South America Food & Drink
South America is a very large continent and the type of food and ways to prepare it vary greatly throughout each country and region. Below, you’ll find some of the main staples of South American cuisine:
Corn (Maiz) / Potatoes / Tubers: Corn has been cultivated for more than 6,000 years in South America, mainly in the Andes region. Potatoes were first domesticated in South America and there are around 4,000 varieties in Peru alone! Tubers including cassava (manioc, yucca) are a main staple of diet for the people living in the Amazon.
Tropical Fruits: The Amazon Rainforest and it’s basin provides exotic edible fruits and plants for the entire continent. Fruit juices are often part of a diet in the hotter regions of South America – like Brazil and Colombia. Some of the most common fruit juices include maracuya, acai, guarana, pineapple, and mango. Plants are used widely for medicinal purposes.

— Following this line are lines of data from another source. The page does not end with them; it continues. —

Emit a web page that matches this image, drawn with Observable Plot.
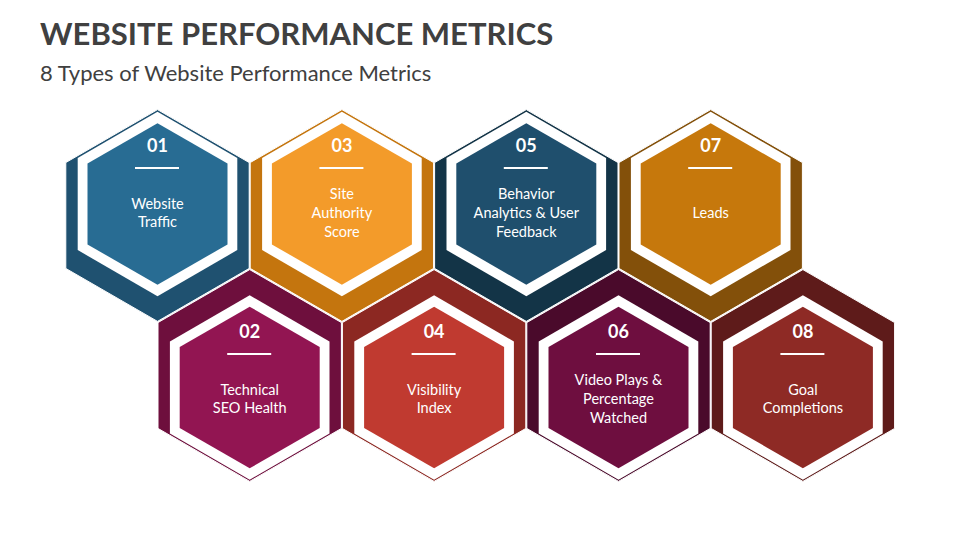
<!DOCTYPE html>
<html><head><meta charset="utf-8">
<script src="https://cdn.jsdelivr.net/npm/d3@7"></script>
<script src="https://cdn.jsdelivr.net/npm/@observablehq/plot@0.6"></script>
<style>
body{margin:0;background:#fff;width:960px;height:540px;overflow:hidden;font-family:Lato,"Noto Sans",sans-serif}
#head{position:relative;height:92px}
#title{position:absolute;left:40px;top:14px;font-size:31px;font-weight:700;color:#404040;white-space:nowrap}
#sub{position:absolute;left:40px;top:59px;font-size:22px;color:#404040;white-space:nowrap}
#chart svg{display:block}
</style></head><body>
<div id="head"><div id="title">WEBSITE PERFORMANCE METRICS</div><div id="sub">8 Types of Website Performance Metrics</div></div>
<div id="chart"></div>
<script>
const numbers = ["01","02","03","04","05","06","07","08"];
const labels = ["Website\nTraffic","Technical\nSEO Health","Site\nAuthority\nScore","Visibility\nIndex","Behavior\nAnalytics & User\nFeedback","Video Plays &\nPercentage\nWatched","Leads","Goal\nCompletions"];
const outerColors = ["#1F5170","#6E0F3D","#C4750E","#8C2822","#133447","#4A0A2B","#83500A","#5E1B1A"];
const innerColors = ["#286C93","#921552","#F39B2A","#C03A30","#1F4F6D","#6E0E3F","#C6780C","#8E2A25"];

const items = numbers.map((n, i) => {
  const row = i % 2;
  const cx = 157 + 92.2 * i;
  const cy = row ? 375 : 215;
  const icy = row ? cy + 12 : cy - 11.5;
  const ty = row ? icy + 2.5 : icy;
  return {n, label: labels[i], outer: outerColors[i], inner: innerColors[i], cx, cy, icy, ty};
});

const chart = Plot.plot({
  width: 960, height: 448,
  margin: 0,
  x: {domain: [0, 960], range: [0, 960], axis: null},
  y: {domain: [92, 540], range: [0, 448], axis: null},
  color: {type: "identity"},
  style: {fontFamily: "Lato, 'Noto Sans', sans-serif", background: "white"},
  marks: [
    Plot.dot(items, {x: "cx", y: "cy", r: 91.7, symbol: "hexagon", fill: "outer", stroke: "white", strokeWidth: 1}),
    Plot.dot(items, {x: "cx", y: "icy", r: 79.8, symbol: "hexagon", fill: "white"}),
    Plot.dot(items, {x: "cx", y: "icy", r: 70, symbol: "hexagon", fill: "inner"}),
    Plot.text(items, {x: "cx", y: d => d.ty - 58, text: "n", fill: "white", fontSize: 18, fontWeight: "bold"}),
    Plot.ruleY(items, {y: d => d.ty - 36, x1: d => d.cx - 22, x2: d => d.cx + 22, stroke: "white", strokeWidth: 2}),
    Plot.text(items, {x: "cx", y: d => d.ty + 8, text: "label", fill: "white", fontSize: 14.5, lineHeight: 1.3, lineAnchor: "middle"})
  ]
});
document.getElementById("chart").appendChild(chart);
</script>
</body></html>
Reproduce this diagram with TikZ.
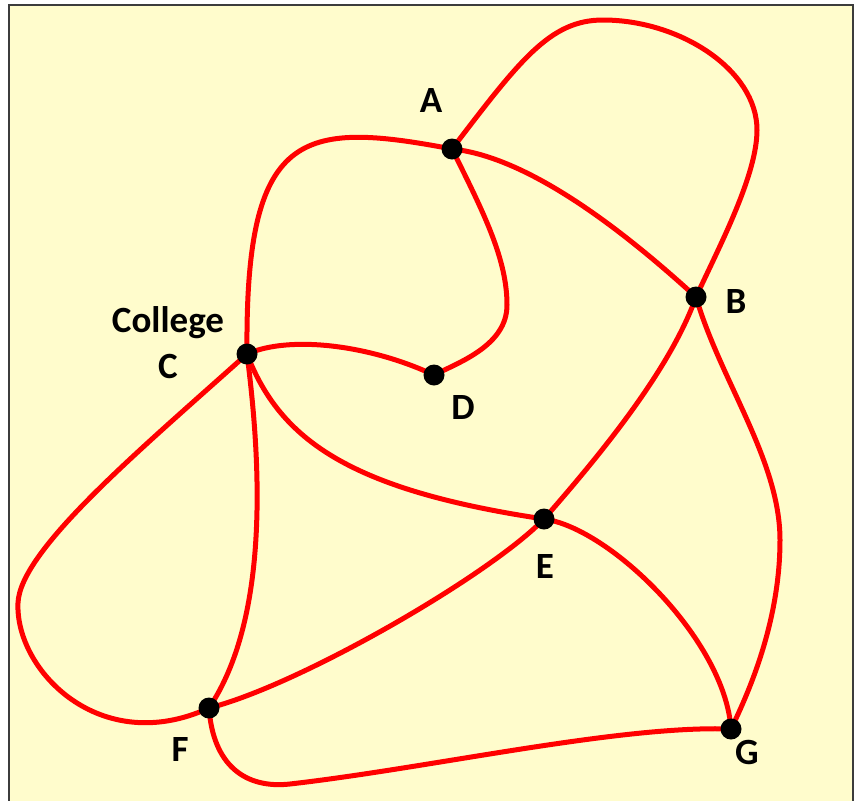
\documentclass[tikz,border=0pt]{standalone}
\usepackage{fontspec}
\setmainfont{Carlito}
\begin{document}
\begin{tikzpicture}[x=1pt,y=-1pt,
  edge/.style={draw=red,line width=5pt},
  dot/.style={circle,fill=black,inner sep=0pt,minimum size=21pt},
  lab/.style={font=\fontsize{37}{40}\selectfont\bfseries,anchor=base,inner sep=0pt}]
\useasboundingbox (0,0) rectangle (855,801);
\fill[white] (0,0) rectangle (855,801);
\filldraw[fill={rgb,255:red,255;green,252;blue,204},draw={rgb,255:red,60;green,60;blue,60},line width=2pt] (9,5) rectangle (853,806);
% node positions
\coordinate (pA) at (452,149);
\coordinate (pB) at (696,297);
\coordinate (pC) at (247,354);
\coordinate (pD) at (434,375);
\coordinate (pE) at (544,519);
\coordinate (pF) at (209,708);
\coordinate (pG) at (731,729);
\coordinate (t1) at (603,20);
\coordinate (t2) at (757,130);
\coordinate (d1) at (507,305);
\coordinate (l1) at (18,603);
\coordinate (b1) at (290,784);
\coordinate (r1) at (780,540);
% edges
\draw[edge] (pA) .. controls (300,120) and (245,130) .. (pC);
\draw[edge] (pA) .. controls (520,60) and (550,20) .. (t1)
  .. controls (680,20) and (757,70) .. (t2)
  .. controls (757,175) and (720,245) .. (pB);
\draw[edge] (pA) .. controls (510,155) and (590,200) .. (pB);
\draw[edge] (pA) .. controls (485,215) and (507,260) .. (d1)
  .. controls (507,345) and (460,362) .. (pD);
\draw[edge] (pC) .. controls (290,335) and (370,345) .. (pD);
\draw[edge] (pC) .. controls (280,440) and (350,490) .. (pE);
\draw[edge] (pC) .. controls (262,470) and (268,620) .. (pF);
\draw[edge] (pC) .. controls (140,450) and (20,550) .. (l1)
  .. controls (15,670) and (100,758) .. (pF);
\draw[edge] (pF) .. controls (300,685) and (490,575) .. (pE);
\draw[edge] (pF) .. controls (213,765) and (245,789) .. (b1)
  .. controls (430,768) and (620,725) .. (pG);
\draw[edge] (pE) .. controls (600,455) and (670,370) .. (pB);
\draw[edge] (pE) .. controls (610,528) and (725,640) .. (pG);
\draw[edge] (pB) .. controls (720,380) and (780,460) .. (r1)
  .. controls (780,620) and (750,690) .. (pG);
% dots
\node[dot] (A) at (pA) {};
\node[dot] (B) at (pB) {};
\node[dot] (C) at (pC) {};
\node[dot] (D) at (pD) {};
\node[dot] (E) at (pE) {};
\node[dot] (F) at (pF) {};
\node[dot] (G) at (pG) {};
% labels
\node[lab] (lA) at (431,112) {A};
\node[lab] (lB) at (736,313) {B};
\node[lab] (lCollege) at (168,332) {College};
\node[lab] (lC) at (168,378) {C};
\node[lab] (lD) at (463,419) {D};
\node[lab] (lE) at (545,578) {E};
\node[lab] (lF) at (180,761) {F};
\node[lab] (lG) at (747,764) {G};
\end{tikzpicture}
\end{document}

Quinoa: This versatile grain can be found in the Andes regions of South America, notably in Argentina, Bolivia, Colombia, Chile, Peru and Ecuador. It was a daily staple of the Incans and now is considered a healthy and satisfying grain to add to almost any dish. You can find it in salads, empanadas, soups, breads and even beer! Bolivia and Peru produce 95% of commercially grown quinoa for the world.
Meat / Seafood: Argentina is world famous for their asados or barbeques which normally includes beef and pork. Red meat is a large staple of Chilean, Argentine and Brazilian diet. In the South of Chile and Argentina, lamb is more prevalent. Further North, in places like Bolivia, Ecuador and Peru, alpaca is a leaner substitute for beef. In the coastal regions and in the Amazon, fish like Sea Bass, Corvino, Mero, Trout variations and Paiche (the largest freshwater fish in the world) are heavily used in many dishes. Centolla (King Crab) is a Patagonian favorite.